By Padraic Halpin
DUBLIN (Reuters) - Cracking down on Ireland's banks before the 2008 financial crash would have conflicted with government policy to promote the country as a financial services centre, former regulator Patrick Neary told a parliamentary inquiry on Thursday.
Ireland's banks ultimately had to be rescued in an international bailout costing 64 billion euros (46 billion pounds), which, at almost 40 percent of annual economic output, was the most expensive in the euro zone.
Neary, who was head of financial regulation, said he very deeply regretted that the system failed but that the primary responsibility resided with the banks, as well as the government.
"The introduction of a tougher supervisory regime would have conflicted with government policy to promote its attractiveness as an international financial services location," Neary said in the most anticipated hearing since lawmakers began to question bank executives, regulators and politicians for the first time since the crisis.
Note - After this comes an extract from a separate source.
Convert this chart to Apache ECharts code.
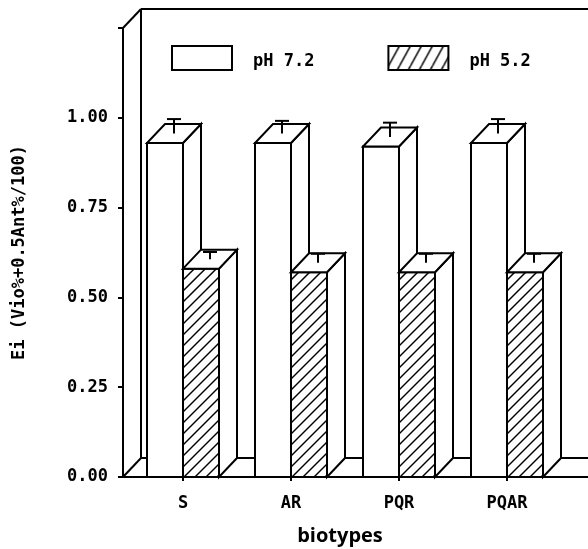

"We would have been trying to project Ireland, and this was in line with the stakeholder protocol, that the Authority wanted to be seen as a user-friendly, can-do organisation. It was an uncomfortable situation for the regulator."
Regulation in Ireland before its banks imploded seven years ago was described as "excessively deferential", "timid" and "accommodating" in an official 2010 report by Central Bank Governor Patrick Honohan, who has since overhauled the system.
Quoting previous evidence, the inquiry's chairman put it to Neary that the finger of responsibility directly pointed at his office. Another committee member asked Neary if the regulator had failed the people of Ireland.
Asked if he should have done more to stop banks lending too much money to property developers ahead of a massive real estate crash, Neary said: "I would never see it as the job of the regulator to dictate who banks could lend money to."
The head of the central bank at the time, John Hurley, told the inquiry last week that Neary, not he, was responsible for monitoring the banks.
Neary responded that the regulator relied on the central bank to assess the overall health of the financial system and had their predictions on the Irish economy held, there would have been no bailout.
Another central bank official said on Wednesday that with two three-person teams supervising Ireland's four main banks, comparing the task they faced to a battle of "David and Goliath" was an understatement.
"There is little doubt that staff were stretched very thinly," Neary said, adding that they did not have the skills necessary for intrusive supervision and that he had sought to hire more staff but struggled to attract them.
Neary is best remembered for a 2008 television interview when he said Ireland's banks were so well capitalised they could absorb any impairments.